Y ‘la vida misma’ es el título de la exposición que tiene lugar en la Sala Rivadavia. Una muestra a lo Pepe Baena, resuelta y resolutiva; sencilla y tremendamente difícil; viva con la fuerza de lo más íntimo; especial en todos los sentidos; sugerente, festiva, inequívoca; clásica y transgresora; en definitiva, real, sin aditamentos extraños, sacando de los límites de lo cotidiano todo lo que allí se encuentra. No hay nada más, mostrar lo que existe en la intimidad de una casa; sus perfiles existenciales, lo que es natural, sencillo, admirable, diario. Es la pintura absoluta de Pepe Baena, esa que lo define, que lo hace grande como pintor, como artista en expansión abierta y sin resquicios para la duda.

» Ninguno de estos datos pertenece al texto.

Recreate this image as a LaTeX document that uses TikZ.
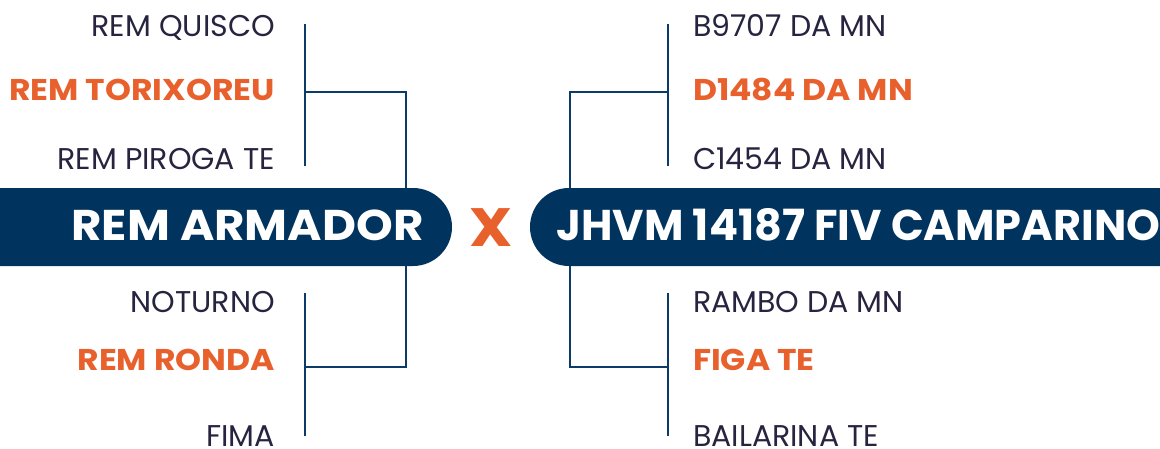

La muestra en la Sala Rivadavia nos sitúa en el mejor Pepe Baena; en la mágica realidad de lo que existe en la intimidad, los hermanos jugando, los niños saltando, peleándose, asustándose con los dragones de juguete, la siesta silente con los ecos, todavía, del irrefrenable alboroto, el ‘cumple’ de los amiguitos; Pepito, Mateo y Sarita posando sin posar, mostrándose, siendo ellos. Una visión impactante de lo real, de lo sencillo, de lo cotidiano; la esencia de la vida misma, el discurrir pausado de lo que se vive intensamente. Escenas sin vuelta de hoja, sin imposturas, sin efectismos, con lo real mostrándose sin imposiciones, sin gestos vacuos ni afeites desvirtuantes. Lo que es sin más. Esa pintura de Pepe Baena a lo Pepe Baena.

En estos momentos en los que el arte está demasiado impregnado de conceptualismos difíciles de digerir; cuando existen infinidad de equivocados que creen que la expresión artística debe estar cargada de registros elitistas -tantas veces incomprensibles-, una pintura cercana, juiciosa, sentida y bien acondicionada en fondo y forma quita muchas desesperanzas y ofrece sensatez y sabiduría. Pepe Baena lo sabe hacer como nadie; transmite la sabia visión de lo que testifica una realidad sin matices; en estado puro. Lo hace llevando lo más cotidiano a la más alta significación estética. Y lo hace sin forzados argumentos, con la claridad de lo que está ahí y, quizás, no sabemos ver o no se le quiere dar la consideración que, en verdad, tiene. Pepe Baena sabe transmitir lo que existe a nuestro alrededor, los gestos amables de la vida misma.